Severity: High
Summary:
- These vulnerabilities affect: Most current versions of Windows and Silverlight 5 (For PC and Mac)
- How an attacker exploits them: Multiple vectors of attack, including luring users to malicious web content or running specially crafted programs
- Impact: In the worst case, an attacker can gain complete control of your Windows computer.
- What to do: Install the appropriate Microsoft patches as soon as possible, or let Windows Automatic Update do it for you.
Exposure:
Today, Microsoft released two security bulletins that describe four vulnerabilities in Windows and the Silverlight component, which is commonly installed with it. A remote attacker could exploit the worst of these flaws to potentially gain complete control of your Windows PC. We recommend you download, test, and deploy these updates – especially the critical one – as quickly as possible.
The summary below lists the vulnerabilities, in order from highest to lowest severity.
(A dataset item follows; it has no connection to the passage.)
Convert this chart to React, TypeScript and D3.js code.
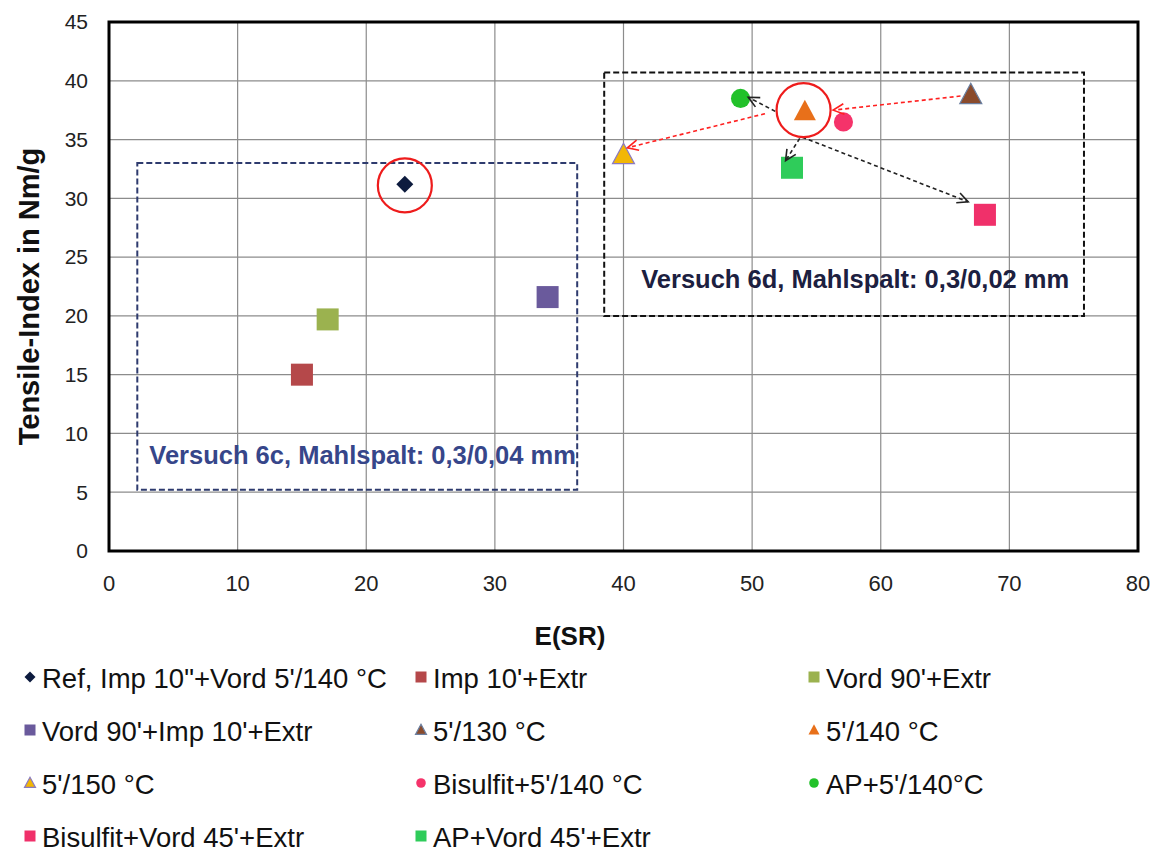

- MS13-022: .NET Framework and Silverlight Code Execution Flaw
Silverlight is a cross-platform and cross-browser software framework used by developers to create rich media web applications. It suffers from something experts call a double dereference vulnerability involving how Silverlight handles specially crafted HTML objects. If an attacker can lure one of your Silverlight users to a malicious web site (or a legitimate site booby-trapped with malicious code), he can exploit this flaw to execute code on that user’s computer, with the user’s privileges. As usual, if you are a local administrator, the attacker could exploit this to gain full control of your machine.
Microsoft rating: Critical
- MS13-027 : Three Kernel-Mode Driver Elevation of Privilege Flaws
The kernel is the core component of any computer operating system. Windows also ships with a kernel-mode device driver (win32k.sys), which handles the OS’s device interactions at a kernel level. The Windows kernel-mode driver suffers from three local elevation of privilege flaws having to do with how it improperly handles objects in memory. By running a specially crafted program, a local attacker could leverage these flaws to gain complete control of your Windows computers. However, in order to run his malicious program, the attacker would first need to gain local access to your Windows computer or trick you into running it yourself, which significantly lessens the severity of this vulnerability.
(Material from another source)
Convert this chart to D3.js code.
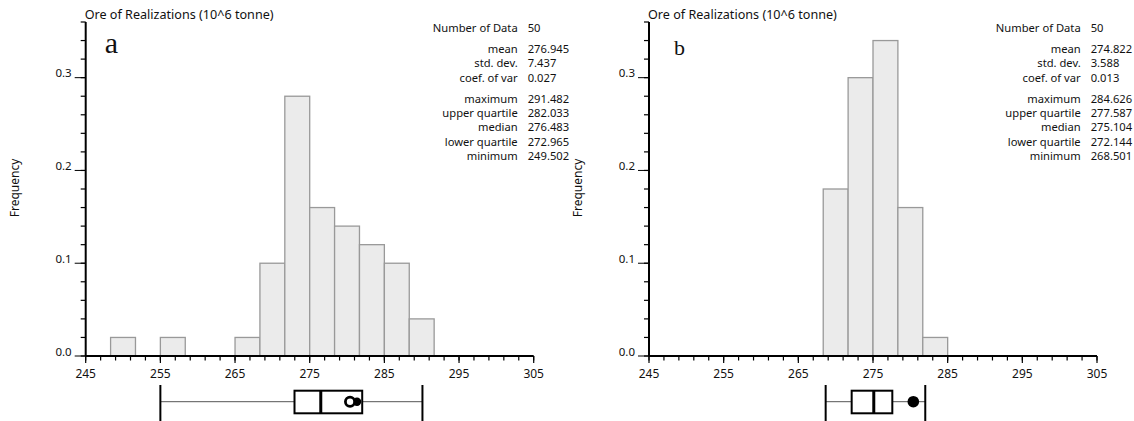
<!DOCTYPE html>
<html>
<head>
<meta charset="utf-8">
<script src="https://cdn.jsdelivr.net/npm/d3@7"></script>
<style>
  body { margin: 0; background: #fff; }
  svg text { font-family: "Noto Sans", "Open Sans", sans-serif; fill: #111; }
</style>
</head>
<body>
<div id="chart"></div>
<script>
// histogram bins: 18 classes of width 10/3 starting at 245
const binStart = 245;
const binWidth = 10 / 3;
const freqA = [0, 0.02, 0, 0.02, 0, 0, 0.02, 0.10, 0.28, 0.16, 0.14, 0.12, 0.10, 0.04, 0, 0, 0, 0];
const freqB = [0, 0, 0, 0, 0, 0, 0, 0.18, 0.30, 0.34, 0.16, 0.02, 0, 0, 0, 0, 0, 0];

const xTicks = [245, 255, 265, 275, 285, 295, 305];
const yTicks = [0.0, 0.1, 0.2, 0.3];

const statLabels = ["Number of Data", "mean", "std. dev.", "coef. of var", "maximum",
  "upper quartile", "median", "lower quartile", "minimum"];
const statGroups = [0, 1, 1, 1, 2, 2, 2, 2, 2];
const statsA = ["50", "276.945", "7.437", "0.027", "291.482", "282.033", "276.483", "272.965", "249.502"];
const statsB = ["50", "274.822", "3.588", "0.013", "284.626", "277.587", "275.104", "272.144", "268.501"];

// box plot: [low whisker, lower quartile, median, upper quartile, high whisker, marker]
const boxA = [255.0, 272.965, 276.483, 282.033, 290.1, 280.4];
const boxB = [268.66, 272.144, 275.104, 277.587, 282.0, 280.4];

const W = 1134, H = 421;
const svg = d3.select("#chart").append("svg").attr("width", W).attr("height", H);

function panel(opts) {
  const g = svg.append("g");
  const x = d3.scaleLinear().domain([245, 305]).range([opts.left, opts.left + 448]);
  const y = d3.scaleLinear().domain([0, 0.36]).range([356, 22]);

  // bars
  const bins = opts.freq.map((f, i) => ({ x0: binStart + i * binWidth, x1: binStart + (i + 1) * binWidth, f }))
    .filter(d => d.f > 0);
  g.append("g").selectAll("rect").data(bins).join("rect")
    .attr("x", d => x(d.x0))
    .attr("y", d => y(d.f))
    .attr("width", d => x(d.x1) - x(d.x0))
    .attr("height", d => y(0) - y(d.f))
    .attr("fill", "#ebebeb")
    .attr("stroke", "#999")
    .attr("stroke-width", 1.3);

  // y axis
  const ya = g.append("g");
  ya.append("line").attr("x1", opts.left).attr("x2", opts.left)
    .attr("y1", y(0.36)).attr("y2", y(0)).attr("stroke", "#000").attr("stroke-width", 2);
  ya.selectAll("line.minor").data(d3.range(0, 19).map(i => i * 0.02)).join("line")
    .attr("class", "minor")
    .attr("x1", opts.left - 5).attr("x2", opts.left)
    .attr("y1", d => y(d)).attr("y2", d => y(d))
    .attr("stroke", "#000").attr("stroke-width", 1.2);
  ya.selectAll("line.major").data(yTicks).join("line")
    .attr("class", "major")
    .attr("x1", opts.left - 11).attr("x2", opts.left)
    .attr("y1", d => y(d)).attr("y2", d => y(d))
    .attr("stroke", "#000").attr("stroke-width", 1);
  ya.selectAll("text").data(yTicks).join("text")
    .attr("x", opts.left - 14).attr("y", d => y(d) - 0.5)
    .attr("text-anchor", "end").attr("font-size", 11.5)
    .text(d => d.toFixed(1));

  // x axis
  const xa = g.append("g");
  xa.append("line").attr("x1", x(245)).attr("x2", x(305))
    .attr("y1", 356).attr("y2", 356).attr("stroke", "#000").attr("stroke-width", 2);
  xa.selectAll("line.minor").data(d3.range(245, 306, 2)).join("line")
    .attr("class", "minor")
    .attr("x1", d => x(d)).attr("x2", d => x(d))
    .attr("y1", 356).attr("y2", 360.5).attr("stroke", "#000").attr("stroke-width", 1.2);
  xa.selectAll("line.major").data(xTicks).join("line")
    .attr("class", "major")
    .attr("x1", d => x(d)).attr("x2", d => x(d))
    .attr("y1", 356).attr("y2", 363).attr("stroke", "#000").attr("stroke-width", 1.2);
  xa.selectAll("text").data(xTicks).join("text")
    .attr("x", d => x(d)).attr("y", 378)
    .attr("text-anchor", "middle").attr("font-size", 12)
    .text(d => d);

  // titles
  g.append("text").attr("x", opts.left - 1).attr("y", 18.5)
    .attr("font-size", 12.6).text("Ore of Realizations (10^6 tonne)");
  g.append("text")
    .attr("transform", `translate(${opts.left - 67},188) rotate(-90)`)
    .attr("text-anchor", "middle").attr("font-size", 12)
    .text("Frequency");
  g.append("text").attr("x", opts.left + opts.letterDx).attr("y", opts.letterY)
    .style("font-family", "'Liberation Serif', 'DejaVu Serif', serif")
    .attr("font-size", opts.letterSize).text(opts.letter);

  // statistics
  const st = g.append("g").attr("font-size", 11.2);
  const rowY = (i) => 32 + i * 14.3 + statGroups[i] * 6.8;
  st.selectAll("text.lab").data(statLabels).join("text")
    .attr("class", "lab")
    .attr("x", opts.statX).attr("y", (d, i) => rowY(i))
    .attr("text-anchor", "end").text(d => d);
  st.selectAll("text.val").data(opts.stats).join("text")
    .attr("class", "val")
    .attr("x", opts.statX + 10).attr("y", (d, i) => rowY(i))
    .text(d => d);

  // box plot
  const b = opts.box;
  const bp = g.append("g");
  const cy = 401.7;
  bp.append("line").attr("x1", x(b[0])).attr("x2", x(b[1])).attr("y1", cy).attr("y2", cy)
    .attr("stroke", "#555").attr("stroke-width", 1);
  bp.append("line").attr("x1", x(b[3])).attr("x2", x(b[4])).attr("y1", cy).attr("y2", cy)
    .attr("stroke", "#555").attr("stroke-width", 1);
  bp.selectAll("line.cap").data([b[0], b[4]]).join("line")
    .attr("class", "cap")
    .attr("x1", d => x(d)).attr("x2", d => x(d))
    .attr("y1", 385).attr("y2", 422).attr("stroke", "#000").attr("stroke-width", 2);
  bp.append("rect").attr("x", x(b[1])).attr("y", 390.7)
    .attr("width", x(b[3]) - x(b[1])).attr("height", 22.6)
    .attr("fill", "#fff").attr("stroke", "#000").attr("stroke-width", 2);
  bp.append("line").attr("x1", x(b[2])).attr("x2", x(b[2]))
    .attr("y1", 390.7).attr("y2", 413.3).attr("stroke", "#000").attr("stroke-width", 3);
  if (opts.openMarker) {
    bp.append("circle").attr("cx", x(b[5]) + 7).attr("cy", cy).attr("r", 4.2).attr("fill", "#000");
    bp.append("circle").attr("cx", x(b[5])).attr("cy", cy).attr("r", 4.6)
      .attr("fill", "#fff").attr("stroke", "#000").attr("stroke-width", 2.8);
  } else {
    bp.append("circle").attr("cx", x(b[5])).attr("cy", cy).attr("r", 5.8).attr("fill", "#000");
  }
}

panel({ left: 85.7, freq: freqA, stats: statsA, statX: 517.7, box: boxA,
  letter: "a", letterDx: 19, letterY: 53, letterSize: 30, openMarker: true });
panel({ left: 649, freq: freqB, stats: statsB, statX: 1080.7, box: boxB,
  letter: "b", letterDx: 25, letterY: 55, letterSize: 22, openMarker: false });
</script>
</body>
</html>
Microsoft rating: Important
Solution Path:
Microsoft has released Windows and Silverlight patches that correct all of these vulnerabilities. You should download, test, and deploy the appropriate updates throughout your network immediately. If you choose, you can also let Windows Update automatically download and install them for you.
The links below point directly to the “Affected and Non-Affected Software” section of each bulletin, where you can find links to the various updates:
For All WatchGuard Users:
Attackers can exploit some of these flaws locally. Since your gateway XTM appliance can’t protect you against local attacks, we still recommend you install Microsoft’s updates to completely protect yourself from these flaws.
Status:
Microsoft has released patches correcting these issues.
References:
This alert was researched and written by Corey Nachreiner, CISSP (@SecAdept).
What did you think of this alert? Let us know at [email protected].
Alexander Kushnarev (Rainbow Security) says
I’ve read about a number of ways, invented by hackers, to convince a user to do something, that will lead to start an attack against user’s PC: open a file, follow the link in e-mail, redirect from compromised site to specially crafted resource for injecting malicious code and so on.
But only today, then reading description of vulnerability in Microsoft Silverlight, and then I’ve noticed this sentence: “it could also be possible to display specially crafted web content by using banner advertisements or by using other methods to deliver web content to affected systems” – I’ve asked myself – to WHAT EXTENT the influence of Web-banners can be used by cyber criminals, to provide the hacking functionality? Even after Googling this point – it’s still not obvious for me, because I’m not expert in Web-programming. But it’s “mental pabulum”…
Corey Nachreiner says
Malicious Advertising links are relatively common. Since web masters are often keen to monetize their web site, they are not always as picky as they should be about picking ad partners. And some of the advertising frameworks, make it pretty easy for a malicious person to submit content. That or, the attacker just leverages some sort of injection flaw (XSS or SQLi) to get malicious content into the ad network. Recently, I even think there was an OS X threat that passed via malicious ads. Here’s a story on the topic:
http://www.stillsecure.com/blog/2013/03/14/rise-malicious-advertisements-rory-smith-soc-analyst
BTW, attackers are also increasingly leverage blackhat SEO technique to get their malicious links to show up in popular search results.